Indiana News

Local Neurosurgeon Says Human Head Transplant Would Be Difficult

Talks about Italian doctor's claim that he could successfully complete a transplant


A scientist in Italy says he could conceivably conduct a human head transplant within the next two years. One Indiana neurosurgeon says it might be possible eventually, but not that soon.

Listen to Ray Steele's interview with Dr. Jean Pierre Mobasser:

Dr. Sergio Canavero has gotten attention this week with his claim that he has outlined a way to successfully transplant a human head to another body, delicately attaching the spinal cord, blood vessels, nerves and everything else that would be necessary for a person to survive. "It's fairly easy to propose a theory like that, because you don't have to back it up," said Dr. Jean-Pierre Mobasser, a neurosurgeon with Goodman Campbell Brain and Spine in Indianapolis. "He lays out (in the journal Neurology International) exactly how he would recommend doing the procedure, but I think there are a lot of limitations to this being practical and working in reality."

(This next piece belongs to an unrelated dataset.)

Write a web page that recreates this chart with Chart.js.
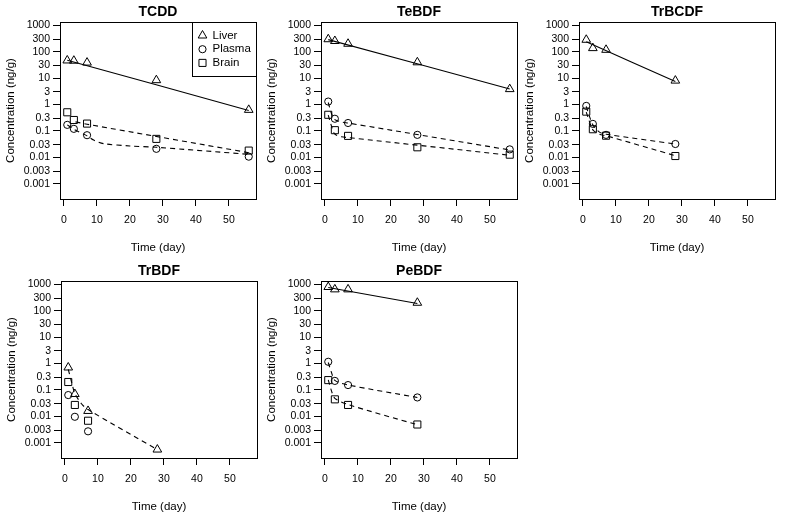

Canavero claims to have solved the problem that plagued the attempt to transplant the heads of monkeys more than 40 years ago - the reattachment of the spinal cord. While a monkey's head was transplanted onto another body, the monkey died eight days later because the spinal cord was not reconnected. But Mobasser says there is more to worry about than just connecting the spinal cord. "You have to reconnect the carotid artery, you have to hope that the brain doesn't suffer a stroke in the process, and you have to hope that the brain doesn't suffer ischemia (insufficient blood flow) during the surgery to reconnect all of these structures," said Mobasser.

If he had another $30 million for research, Canavero claims he could complete a head transplant within two years. Mobasser says he doesn't buy that timeline, but says he doesn't rule out a successful head transplant as medical technology advances. "If he had said this may occur within the next century, he may be right," said Mobasser. "Certainly, we have made large jumps in transplant surgeries and treatments of autoimmune rejection system, but reattaching the spinal cord has always been the limiting factor for surgeries such as this.

Both doctors believe that if head transplants were possible, they would only benefit a limited group of people, someone with Musular Dystrophy or some other disorder that halts the proper function of someone's body. But even if it's possible, many will still wonder if it is ethical, something even Canavero is wondering. "If it's something that's ever done in the future, there will have to be some very strict guidelines before it's allowed to occur," said Mobasser.